If there are gaps, the acquirer should request the missing documents from the seller or landlord as part of the due diligence process. For example, if you have a lease and Amendment 5 but nothing else, you need to find amendments 1-4 before you agree to anything. Otherwise you have no idea what exactly is included in those missing documents.
Consequences of Assigning the Lease to Someone Else
During an acquisition, the existing tenant’s lease is often assigned to the new tenant (the acquirer). It is crucial to understand the consequences of this assignment, as it may affect important lease provisions. For example, the assignment of the lease may void renewal options or exclusive use protections, which can significantly impact the long-term viability of the business.
To avoid any surprises, the acquirer should thoroughly review the lease assignment provisions and consult with a real estate attorney to understand the implications. This language is often complex and may require an attorney review.
Future Renewal Options with Defined Rents
Renewal options are an essential aspect of commercial leases, as they provide the tenant with the opportunity to extend the lease term beyond the initial expiration date. When acquiring a chain of retail stores or restaurants, it is crucial to understand if there are any future renewal options in the leases and whether the rents for these options are defined.
Having renewal options with defined rents provides the acquirer with more predictability and control over future occupancy costs. In contrast, leases without renewal options or with uncertain future rents may expose the business to significant rent increases or force the acquirer to search for alternative locations upon lease expiration. To mitigate such risks, the acquirer should prioritize leases with favorable renewal options and clearly defined rents.
One area in particular to review during your due diligence is whether any lease provisions are affected by the assignment. If necessary, the acquirer may need to negotiate with the landlord to ensure that essential lease provisions are preserved during the assignment process. It is common to potentially forfeit any future renewal options if the terms of potential assignments are not followed correctly.
Other Terms or Conditions That Make it Difficult to Operate Out of the Space
Lastly, the potential acquirer should carefully review the lease terms and conditions to identify any provisions that could make it difficult to operate out of the space. Some examples include restrictive use clauses, which limit the types of businesses that can operate in the premises, or exclusivity clauses that prevent the tenant from opening a similar business within a specified radius of the leased property.
Additionally, the acquirer should be aware of any significant maintenance or repair obligations, as these can result in substantial expenses and disrupt operations. If the lease includes onerous terms or conditions that could negatively impact the acquired business, it may be necessary to renegotiate these provisions with the landlord or consider alternative locations. It is always recommended to visit the site and inspect the property in advance of the acquisition. Do not be afraid to ask for copies of HVAC maintenance reports, as unexpected HVAC expenses can be a very unpleasant expense.

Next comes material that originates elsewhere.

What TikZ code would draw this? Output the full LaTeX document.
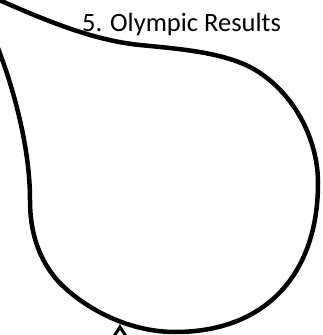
\documentclass[tikz,border=0pt]{standalone}
\usepackage{fontspec}
\setmainfont{Carlito}
\begin{document}
\begin{tikzpicture}[x=1pt,y=-1pt,
  outline/.style={line width=4.5pt,line join=round,line cap=round},
  title/.style={font=\fontsize{26.5}{30}\selectfont,anchor=base,inner sep=0pt}]
\useasboundingbox (0,0) rectangle (322,335);
\clip (0,0) rectangle (322,335);
\draw[outline] (-10,-4) .. controls (40,18) and (90,40) .. (140,45)
  .. controls (180,49) and (220,52) .. (250,67)
  .. controls (290,88) and (318,135) .. (318,183)
  .. controls (318,275) and (265,332) .. (175,332)
  .. controls (125,332) and (80,305) .. (57,280)
  .. controls (40,260) and (30,235) .. (30,200)
  .. controls (30,150) and (15,90) .. (-6,38);
\node[title] (t) at (181.5,31) {5. Olympic Results};
\draw[line width=3pt,line join=miter] (113,338) -- (120,327) -- (127,338);
\end{tikzpicture}
\end{document}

In conclusion, a thorough examination of commercial leases is necessary during the due diligence process of a potential acquisition. At a minimum, acquirers should review key lease dates, confirm comprehensive documentation, assess lease assignment consequences, evaluate future renewal options, and scrutinize restrictive terms. Meticulously addressing these factors can help acquirers more confidently navigate the acquisition process and mitigate risks.